Task to carry out:
Reproduce each of the lines word for word.

Data block:
####

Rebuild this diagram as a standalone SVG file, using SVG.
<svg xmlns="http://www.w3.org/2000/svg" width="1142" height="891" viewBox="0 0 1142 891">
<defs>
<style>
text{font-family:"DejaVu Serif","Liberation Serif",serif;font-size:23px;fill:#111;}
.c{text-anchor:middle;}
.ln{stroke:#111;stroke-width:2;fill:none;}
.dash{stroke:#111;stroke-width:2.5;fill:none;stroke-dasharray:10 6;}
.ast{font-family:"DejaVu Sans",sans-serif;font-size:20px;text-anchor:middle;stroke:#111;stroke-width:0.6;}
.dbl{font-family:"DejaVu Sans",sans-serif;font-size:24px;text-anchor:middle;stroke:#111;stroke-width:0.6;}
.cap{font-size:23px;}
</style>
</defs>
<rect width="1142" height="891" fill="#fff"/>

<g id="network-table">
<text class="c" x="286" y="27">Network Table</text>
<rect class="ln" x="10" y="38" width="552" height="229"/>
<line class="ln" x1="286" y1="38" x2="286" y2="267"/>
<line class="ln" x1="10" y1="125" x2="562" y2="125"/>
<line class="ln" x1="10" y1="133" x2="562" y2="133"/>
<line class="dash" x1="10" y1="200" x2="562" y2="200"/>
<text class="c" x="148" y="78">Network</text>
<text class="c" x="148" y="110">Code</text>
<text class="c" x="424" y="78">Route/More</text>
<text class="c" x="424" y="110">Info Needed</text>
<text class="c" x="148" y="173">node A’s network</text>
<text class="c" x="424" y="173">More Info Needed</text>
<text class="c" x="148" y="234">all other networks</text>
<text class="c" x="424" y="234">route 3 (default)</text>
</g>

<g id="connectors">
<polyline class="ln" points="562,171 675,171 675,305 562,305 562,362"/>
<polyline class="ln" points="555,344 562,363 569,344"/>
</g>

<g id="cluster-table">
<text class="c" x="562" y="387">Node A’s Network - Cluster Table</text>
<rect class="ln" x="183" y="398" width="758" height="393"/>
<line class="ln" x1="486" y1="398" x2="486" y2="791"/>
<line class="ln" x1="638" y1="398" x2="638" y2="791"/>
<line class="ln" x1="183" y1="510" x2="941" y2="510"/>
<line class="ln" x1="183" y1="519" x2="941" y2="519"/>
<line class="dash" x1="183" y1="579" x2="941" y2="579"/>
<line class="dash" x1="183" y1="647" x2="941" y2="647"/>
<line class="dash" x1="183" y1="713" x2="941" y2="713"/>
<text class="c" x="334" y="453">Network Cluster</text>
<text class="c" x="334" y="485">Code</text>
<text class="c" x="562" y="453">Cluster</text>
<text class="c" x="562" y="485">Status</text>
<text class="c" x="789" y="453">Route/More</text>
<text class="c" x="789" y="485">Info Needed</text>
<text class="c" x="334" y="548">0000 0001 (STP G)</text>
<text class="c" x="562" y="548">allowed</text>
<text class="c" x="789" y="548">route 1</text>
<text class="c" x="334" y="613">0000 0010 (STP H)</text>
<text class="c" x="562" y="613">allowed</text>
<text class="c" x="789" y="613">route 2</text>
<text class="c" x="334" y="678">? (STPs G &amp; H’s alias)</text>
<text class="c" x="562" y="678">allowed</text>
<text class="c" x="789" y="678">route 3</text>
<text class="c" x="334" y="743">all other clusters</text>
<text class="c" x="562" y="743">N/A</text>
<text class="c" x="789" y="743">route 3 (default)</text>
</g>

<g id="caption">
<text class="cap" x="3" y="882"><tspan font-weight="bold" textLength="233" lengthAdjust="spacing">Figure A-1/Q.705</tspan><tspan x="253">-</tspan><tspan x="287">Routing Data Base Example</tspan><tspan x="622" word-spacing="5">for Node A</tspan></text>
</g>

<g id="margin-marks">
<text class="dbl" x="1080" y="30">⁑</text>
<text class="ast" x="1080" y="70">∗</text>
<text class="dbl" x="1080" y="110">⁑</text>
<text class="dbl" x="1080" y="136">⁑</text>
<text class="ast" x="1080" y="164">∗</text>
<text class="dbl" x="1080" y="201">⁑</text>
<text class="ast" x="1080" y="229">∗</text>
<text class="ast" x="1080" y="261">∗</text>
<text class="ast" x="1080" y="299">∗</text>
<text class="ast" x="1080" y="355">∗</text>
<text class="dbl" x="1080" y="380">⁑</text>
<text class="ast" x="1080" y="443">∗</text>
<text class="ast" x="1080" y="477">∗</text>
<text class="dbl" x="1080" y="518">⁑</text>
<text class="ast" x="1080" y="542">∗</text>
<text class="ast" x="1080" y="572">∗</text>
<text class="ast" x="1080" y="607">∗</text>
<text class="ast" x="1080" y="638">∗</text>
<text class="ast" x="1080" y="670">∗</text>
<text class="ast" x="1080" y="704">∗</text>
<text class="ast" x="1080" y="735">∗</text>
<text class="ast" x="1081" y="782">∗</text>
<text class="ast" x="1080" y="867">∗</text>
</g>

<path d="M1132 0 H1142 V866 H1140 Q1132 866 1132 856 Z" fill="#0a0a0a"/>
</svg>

####

Answer below:
Rebuild this diagram as a standalone SVG file, using SVG.
<svg xmlns="http://www.w3.org/2000/svg" width="1142" height="891" viewBox="0 0 1142 891">
<defs>
<style>
text{font-family:"DejaVu Serif","Liberation Serif",serif;font-size:23px;fill:#111;}
.c{text-anchor:middle;}
.ln{stroke:#111;stroke-width:2;fill:none;}
.dash{stroke:#111;stroke-width:2.5;fill:none;stroke-dasharray:10 6;}
.ast{font-family:"DejaVu Sans",sans-serif;font-size:20px;text-anchor:middle;stroke:#111;stroke-width:0.6;}
.dbl{font-family:"DejaVu Sans",sans-serif;font-size:24px;text-anchor:middle;stroke:#111;stroke-width:0.6;}
.cap{font-size:23px;}
</style>
</defs>
<rect width="1142" height="891" fill="#fff"/>

<g id="network-table">
<text class="c" x="286" y="27">Network Table</text>
<rect class="ln" x="10" y="38" width="552" height="229"/>
<line class="ln" x1="286" y1="38" x2="286" y2="267"/>
<line class="ln" x1="10" y1="125" x2="562" y2="125"/>
<line class="ln" x1="10" y1="133" x2="562" y2="133"/>
<line class="dash" x1="10" y1="200" x2="562" y2="200"/>
<text class="c" x="148" y="78">Network</text>
<text class="c" x="148" y="110">Code</text>
<text class="c" x="424" y="78">Route/More</text>
<text class="c" x="424" y="110">Info Needed</text>
<text class="c" x="148" y="173">node A’s network</text>
<text class="c" x="424" y="173">More Info Needed</text>
<text class="c" x="148" y="234">all other networks</text>
<text class="c" x="424" y="234">route 3 (default)</text>
</g>

<g id="connectors">
<polyline class="ln" points="562,171 675,171 675,305 562,305 562,362"/>
<polyline class="ln" points="555,344 562,363 569,344"/>
</g>

<g id="cluster-table">
<text class="c" x="562" y="387">Node A’s Network - Cluster Table</text>
<rect class="ln" x="183" y="398" width="758" height="393"/>
<line class="ln" x1="486" y1="398" x2="486" y2="791"/>
<line class="ln" x1="638" y1="398" x2="638" y2="791"/>
<line class="ln" x1="183" y1="510" x2="941" y2="510"/>
<line class="ln" x1="183" y1="519" x2="941" y2="519"/>
<line class="dash" x1="183" y1="579" x2="941" y2="579"/>
<line class="dash" x1="183" y1="647" x2="941" y2="647"/>
<line class="dash" x1="183" y1="713" x2="941" y2="713"/>
<text class="c" x="334" y="453">Network Cluster</text>
<text class="c" x="334" y="485">Code</text>
<text class="c" x="562" y="453">Cluster</text>
<text class="c" x="562" y="485">Status</text>
<text class="c" x="789" y="453">Route/More</text>
<text class="c" x="789" y="485">Info Needed</text>
<text class="c" x="334" y="548">0000 0001 (STP G)</text>
<text class="c" x="562" y="548">allowed</text>
<text class="c" x="789" y="548">route 1</text>
<text class="c" x="334" y="613">0000 0010 (STP H)</text>
<text class="c" x="562" y="613">allowed</text>
<text class="c" x="789" y="613">route 2</text>
<text class="c" x="334" y="678">? (STPs G &amp; H’s alias)</text>
<text class="c" x="562" y="678">allowed</text>
<text class="c" x="789" y="678">route 3</text>
<text class="c" x="334" y="743">all other clusters</text>
<text class="c" x="562" y="743">N/A</text>
<text class="c" x="789" y="743">route 3 (default)</text>
</g>

<g id="caption">
<text class="cap" x="3" y="882"><tspan font-weight="bold" textLength="233" lengthAdjust="spacing">Figure A-1/Q.705</tspan><tspan x="253">-</tspan><tspan x="287">Routing Data Base Example</tspan><tspan x="622" word-spacing="5">for Node A</tspan></text>
</g>

<g id="margin-marks">
<text class="dbl" x="1080" y="30">⁑</text>
<text class="ast" x="1080" y="70">∗</text>
<text class="dbl" x="1080" y="110">⁑</text>
<text class="dbl" x="1080" y="136">⁑</text>
<text class="ast" x="1080" y="164">∗</text>
<text class="dbl" x="1080" y="201">⁑</text>
<text class="ast" x="1080" y="229">∗</text>
<text class="ast" x="1080" y="261">∗</text>
<text class="ast" x="1080" y="299">∗</text>
<text class="ast" x="1080" y="355">∗</text>
<text class="dbl" x="1080" y="380">⁑</text>
<text class="ast" x="1080" y="443">∗</text>
<text class="ast" x="1080" y="477">∗</text>
<text class="dbl" x="1080" y="518">⁑</text>
<text class="ast" x="1080" y="542">∗</text>
<text class="ast" x="1080" y="572">∗</text>
<text class="ast" x="1080" y="607">∗</text>
<text class="ast" x="1080" y="638">∗</text>
<text class="ast" x="1080" y="670">∗</text>
<text class="ast" x="1080" y="704">∗</text>
<text class="ast" x="1080" y="735">∗</text>
<text class="ast" x="1081" y="782">∗</text>
<text class="ast" x="1080" y="867">∗</text>
</g>

<path d="M1132 0 H1142 V866 H1140 Q1132 866 1132 856 Z" fill="#0a0a0a"/>
</svg>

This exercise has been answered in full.